▶ [Stated task]
Skip the images and return the records below exactly.

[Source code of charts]
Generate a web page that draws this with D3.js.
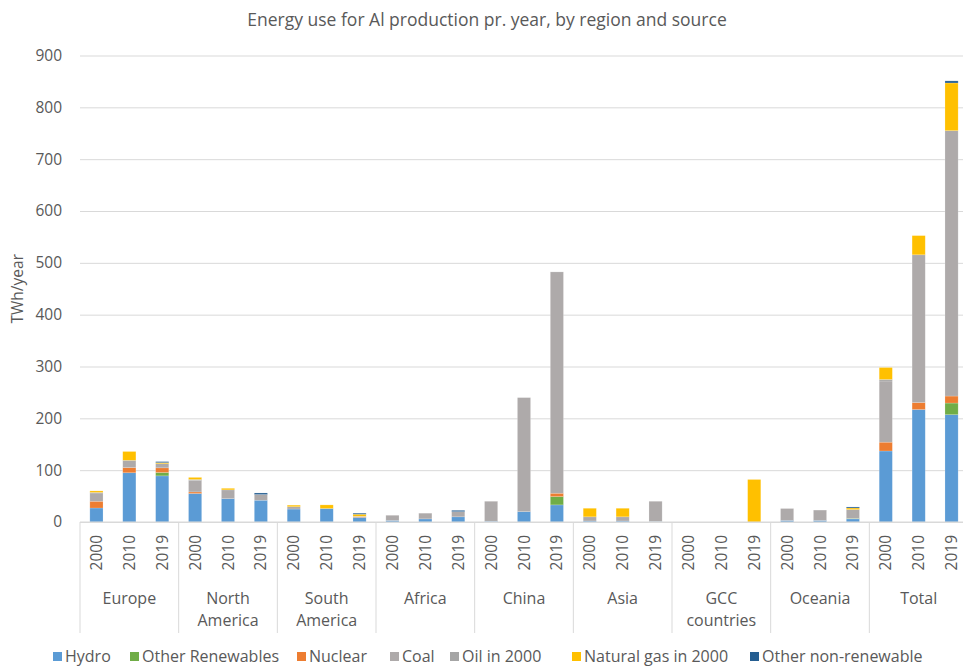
<!DOCTYPE html>
<html>
<head>
<meta charset="utf-8">
<script src="https://cdn.jsdelivr.net/npm/d3@7"></script>
<style>
  html, body { margin: 0; padding: 0; background: #fff; }
  svg { display: block; font-family: "Open Sans", sans-serif; }
</style>
</head>
<body>
<svg id="chart" width="963" height="666"></svg>
<script>
// Regions and years on the two-level category axis
const regions = ["Europe", "North America", "South America", "Africa", "China", "Asia", "GCC countries", "Oceania", "Total"];
const years = ["2000", "2010", "2019"];
const yTicks = [0, 100, 200, 300, 400, 500, 600, 700, 800, 900];

// Energy use in TWh/year, one value per region-year (region-major order)
const hydro       = [27, 95, 89,   55, 45, 42,   25, 26, 9,    3, 6, 10,    1.5, 20, 33,     2, 2, 1,        0, 0, 0,    3, 3, 6,     137, 217, 207];
const otherRenew  = [0, 0, 6.5,    0, 0, 0,      0, 0, 0,      0, 0, 0,     0, 0, 16,        0, 0, 0,        0, 0, 0,    0, 0, 1,     0, 0, 22.5];
const nuclear     = [13, 10, 9,    3, 0, 0,      0, 0, 1,      0, 0, 0,     0, 0, 6.5,       0, 0, 0,        0, 0, 0,    0, 0, 0,     17, 13.5, 13.5];
const coal        = [16, 14, 8,    22, 17, 11,   4.5, 0, 1,    10, 11, 10,  38.5, 220, 427,  8, 8, 39,       0, 0, 0,    23, 20, 17,  118, 285, 512];
const oil2000     = [1, 0, 0,      2, 0, 0,      0, 0, 0,      0, 0, 0,     0, 0, 0,         0, 0, 0,        0, 0, 0,    0, 0, 0,     3, 0, 0];
const gas2000     = [3, 17, 2,     4, 3, 0,      3, 7, 4,      0, 0, 0,     0, 0, 0,         16.5, 16.5, 0,  0, 0, 82,   0, 0, 3,     23, 37, 92];
const otherNonRen = [0, 0, 2,      0, 0, 3,      0, 0, 2,      0, 0, 2.5,   0, 0, 0,         0, 0, 0,        0, 0, 0,    0, 0, 2,     0, 0, 4];

const seriesNames  = ["Hydro", "Other Renewables", "Nuclear", "Coal", "Oil in 2000", "Natural gas in 2000", "Other non-renewable"];
const seriesValues = [hydro, otherRenew, nuclear, coal, oil2000, gas2000, otherNonRen];
const seriesColors = ["#5B9BD5", "#70AD47", "#ED7D31", "#AEAAAA", "#A5A5A5", "#FFC000", "#255E91"];

// Build rows for d3.stack
const rows = [];
regions.forEach((r, ri) => years.forEach((yr, yi) => {
  const i = ri * years.length + yi;
  const row = { key: r + "|" + yr, region: r, year: yr };
  seriesNames.forEach((s, si) => { row[s] = seriesValues[si][i]; });
  rows.push(row);
}));

const svg = d3.select("#chart");
const textColor = "#595959";
const gridColor = "#D9D9D9";
const fontFamily = "'Open Sans', sans-serif";

const plotLeft = 80, plotRight = 968, plotTop = 55.5, plotBottom = 522, axisBottom = 633;

const x = d3.scaleBand()
  .domain(rows.map(d => d.key))
  .range([plotLeft, plotRight])
  .paddingInner(0.6)
  .paddingOuter(0.3);

const y = d3.scaleLinear().domain([0, 900]).range([plotBottom, plotTop]);

// Title
svg.append("text")
  .attr("x", 487).attr("y", 25.5)
  .attr("text-anchor", "middle")
  .attr("font-size", 17.5)
  .attr("fill", textColor)
  .text("Energy use for Al production pr. year, by region and source");

// Gridlines and value labels
const yAxis = svg.append("g")
  .attr("transform", `translate(${plotLeft},0)`)
  .call(d3.axisLeft(y).tickValues(yTicks).tickSize(-(plotRight - plotLeft)).tickPadding(18));
yAxis.select(".domain").remove();
yAxis.selectAll(".tick line").attr("stroke", gridColor).attr("stroke-width", 1);
yAxis.selectAll(".tick text")
  .attr("fill", textColor)
  .attr("font-size", 15.5)
  .attr("font-family", fontFamily);

// Axis title
svg.append("text")
  .attr("transform", `translate(23,${(plotTop + plotBottom) / 2}) rotate(-90)`)
  .attr("text-anchor", "middle")
  .attr("font-size", 15.5)
  .attr("fill", textColor)
  .text("TWh/year");

// Stacked bars
const stack = d3.stack().keys(seriesNames);
const layers = stack(rows);

svg.append("g").selectAll("g")
  .data(layers)
  .join("g")
  .attr("fill", (d, i) => seriesColors[i])
  .selectAll("rect")
  .data(d => d.filter(p => p[1] - p[0] > 0))
  .join("rect")
  .attr("x", d => x(d.data.key))
  .attr("width", x.bandwidth())
  .attr("y", d => y(d[1]))
  .attr("height", d => y(d[0]) - y(d[1]))
  .attr("stroke", "#fff")
  .attr("stroke-opacity", 0.3)
  .attr("stroke-width", 0.6);

// Category axis: baseline, group separators, year and region labels
const catAxis = svg.append("g");
catAxis.append("line")
  .attr("x1", plotLeft).attr("x2", plotRight)
  .attr("y1", plotBottom).attr("y2", plotBottom)
  .attr("stroke", gridColor);

const step = x.step();
regions.forEach((r, ri) => {
  const edge = x(rows[ri * 3].key) + x.bandwidth() / 2 - step / 2;
  catAxis.append("line")
    .attr("x1", edge).attr("x2", edge)
    .attr("y1", plotBottom).attr("y2", axisBottom)
    .attr("stroke", gridColor);
});

catAxis.selectAll("text.year")
  .data(rows)
  .join("text")
  .attr("class", "year")
  .attr("transform", d => `translate(${x(d.key) + x.bandwidth() / 2 + 5.5},535) rotate(-90)`)
  .attr("text-anchor", "end")
  .attr("font-size", 15.5)
  .attr("fill", textColor)
  .text(d => d.year);

regions.forEach((r, ri) => {
  const cx = x(rows[ri * 3 + 1].key) + x.bandwidth() / 2;
  const words = r.split(" ");
  const t = catAxis.append("text")
    .attr("text-anchor", "middle")
    .attr("font-size", 16)
    .attr("fill", textColor);
  words.forEach((w, wi) => {
    t.append("tspan").attr("x", cx).attr("y", 604 + wi * 21.5).text(w);
  });
});

// Legend
const legendX = [53, 130, 297, 390, 450, 572, 750];
const legend = svg.append("g").attr("transform", "translate(0,656)");
seriesNames.forEach((s, i) => {
  const g = legend.append("g").attr("transform", `translate(${legendX[i]},0)`);
  g.append("rect").attr("x", 0).attr("y", -4).attr("width", 9).attr("height", 9).attr("fill", seriesColors[i]);
  g.append("text").attr("x", 12).attr("y", 5.5)
    .attr("font-size", 16).attr("fill", textColor).text(s);
});
</script>
</body>
</html>
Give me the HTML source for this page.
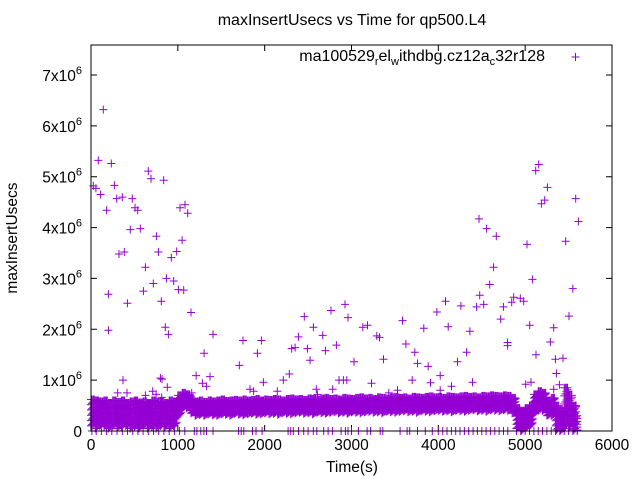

▶ [Reply to the task]
Generate a web page that draws this with D3.js.
<!DOCTYPE html>
<html>
<head>
<meta charset="utf-8">
<script src="https://cdn.jsdelivr.net/npm/d3@7"></script>
<style>
  html, body { margin: 0; padding: 0; background: #fff; }
  svg { display: block; font-family: "Open Sans", sans-serif; }
</style>
</head>
<body>
<svg id="chart" width="963" height="666"></svg>
<script>
// Regions and years on the two-level category axis
const regions = ["Europe", "North America", "South America", "Africa", "China", "Asia", "GCC countries", "Oceania", "Total"];
const years = ["2000", "2010", "2019"];
const yTicks = [0, 100, 200, 300, 400, 500, 600, 700, 800, 900];

// Energy use in TWh/year, one value per region-year (region-major order)
const hydro       = [27, 95, 89,   55, 45, 42,   25, 26, 9,    3, 6, 10,    1.5, 20, 33,     2, 2, 1,        0, 0, 0,    3, 3, 6,     137, 217, 207];
const otherRenew  = [0, 0, 6.5,    0, 0, 0,      0, 0, 0,      0, 0, 0,     0, 0, 16,        0, 0, 0,        0, 0, 0,    0, 0, 1,     0, 0, 22.5];
const nuclear     = [13, 10, 9,    3, 0, 0,      0, 0, 1,      0, 0, 0,     0, 0, 6.5,       0, 0, 0,        0, 0, 0,    0, 0, 0,     17, 13.5, 13.5];
const coal        = [16, 14, 8,    22, 17, 11,   4.5, 0, 1,    10, 11, 10,  38.5, 220, 427,  8, 8, 39,       0, 0, 0,    23, 20, 17,  118, 285, 512];
const oil2000     = [1, 0, 0,      2, 0, 0,      0, 0, 0,      0, 0, 0,     0, 0, 0,         0, 0, 0,        0, 0, 0,    0, 0, 0,     3, 0, 0];
const gas2000     = [3, 17, 2,     4, 3, 0,      3, 7, 4,      0, 0, 0,     0, 0, 0,         16.5, 16.5, 0,  0, 0, 82,   0, 0, 3,     23, 37, 92];
const otherNonRen = [0, 0, 2,      0, 0, 3,      0, 0, 2,      0, 0, 2.5,   0, 0, 0,         0, 0, 0,        0, 0, 0,    0, 0, 2,     0, 0, 4];

const seriesNames  = ["Hydro", "Other Renewables", "Nuclear", "Coal", "Oil in 2000", "Natural gas in 2000", "Other non-renewable"];
const seriesValues = [hydro, otherRenew, nuclear, coal, oil2000, gas2000, otherNonRen];
const seriesColors = ["#5B9BD5", "#70AD47", "#ED7D31", "#AEAAAA", "#A5A5A5", "#FFC000", "#255E91"];

// Build rows for d3.stack
const rows = [];
regions.forEach((r, ri) => years.forEach((yr, yi) => {
  const i = ri * years.length + yi;
  const row = { key: r + "|" + yr, region: r, year: yr };
  seriesNames.forEach((s, si) => { row[s] = seriesValues[si][i]; });
  rows.push(row);
}));

const svg = d3.select("#chart");
const textColor = "#595959";
const gridColor = "#D9D9D9";
const fontFamily = "'Open Sans', sans-serif";

const plotLeft = 80, plotRight = 968, plotTop = 55.5, plotBottom = 522, axisBottom = 633;

const x = d3.scaleBand()
  .domain(rows.map(d => d.key))
  .range([plotLeft, plotRight])
  .paddingInner(0.6)
  .paddingOuter(0.3);

const y = d3.scaleLinear().domain([0, 900]).range([plotBottom, plotTop]);

// Title
svg.append("text")
  .attr("x", 487).attr("y", 25.5)
  .attr("text-anchor", "middle")
  .attr("font-size", 17.5)
  .attr("fill", textColor)
  .text("Energy use for Al production pr. year, by region and source");

// Gridlines and value labels
const yAxis = svg.append("g")
  .attr("transform", `translate(${plotLeft},0)`)
  .call(d3.axisLeft(y).tickValues(yTicks).tickSize(-(plotRight - plotLeft)).tickPadding(18));
yAxis.select(".domain").remove();
yAxis.selectAll(".tick line").attr("stroke", gridColor).attr("stroke-width", 1);
yAxis.selectAll(".tick text")
  .attr("fill", textColor)
  .attr("font-size", 15.5)
  .attr("font-family", fontFamily);

// Axis title
svg.append("text")
  .attr("transform", `translate(23,${(plotTop + plotBottom) / 2}) rotate(-90)`)
  .attr("text-anchor", "middle")
  .attr("font-size", 15.5)
  .attr("fill", textColor)
  .text("TWh/year");

// Stacked bars
const stack = d3.stack().keys(seriesNames);
const layers = stack(rows);

svg.append("g").selectAll("g")
  .data(layers)
  .join("g")
  .attr("fill", (d, i) => seriesColors[i])
  .selectAll("rect")
  .data(d => d.filter(p => p[1] - p[0] > 0))
  .join("rect")
  .attr("x", d => x(d.data.key))
  .attr("width", x.bandwidth())
  .attr("y", d => y(d[1]))
  .attr("height", d => y(d[0]) - y(d[1]))
  .attr("stroke", "#fff")
  .attr("stroke-opacity", 0.3)
  .attr("stroke-width", 0.6);

// Category axis: baseline, group separators, year and region labels
const catAxis = svg.append("g");
catAxis.append("line")
  .attr("x1", plotLeft).attr("x2", plotRight)
  .attr("y1", plotBottom).attr("y2", plotBottom)
  .attr("stroke", gridColor);

const step = x.step();
regions.forEach((r, ri) => {
  const edge = x(rows[ri * 3].key) + x.bandwidth() / 2 - step / 2;
  catAxis.append("line")
    .attr("x1", edge).attr("x2", edge)
    .attr("y1", plotBottom).attr("y2", axisBottom)
    .attr("stroke", gridColor);
});

catAxis.selectAll("text.year")
  .data(rows)
  .join("text")
  .attr("class", "year")
  .attr("transform", d => `translate(${x(d.key) + x.bandwidth() / 2 + 5.5},535) rotate(-90)`)
  .attr("text-anchor", "end")
  .attr("font-size", 15.5)
  .attr("fill", textColor)
  .text(d => d.year);

regions.forEach((r, ri) => {
  const cx = x(rows[ri * 3 + 1].key) + x.bandwidth() / 2;
  const words = r.split(" ");
  const t = catAxis.append("text")
    .attr("text-anchor", "middle")
    .attr("font-size", 16)
    .attr("fill", textColor);
  words.forEach((w, wi) => {
    t.append("tspan").attr("x", cx).attr("y", 604 + wi * 21.5).text(w);
  });
});

// Legend
const legendX = [53, 130, 297, 390, 450, 572, 750];
const legend = svg.append("g").attr("transform", "translate(0,656)");
seriesNames.forEach((s, i) => {
  const g = legend.append("g").attr("transform", `translate(${legendX[i]},0)`);
  g.append("rect").attr("x", 0).attr("y", -4).attr("width", 9).attr("height", 9).attr("fill", seriesColors[i]);
  g.append("text").attr("x", 12).attr("y", 5.5)
    .attr("font-size", 16).attr("fill", textColor).text(s);
});
</script>
</body>
</html>
Give me the HTML source for this page.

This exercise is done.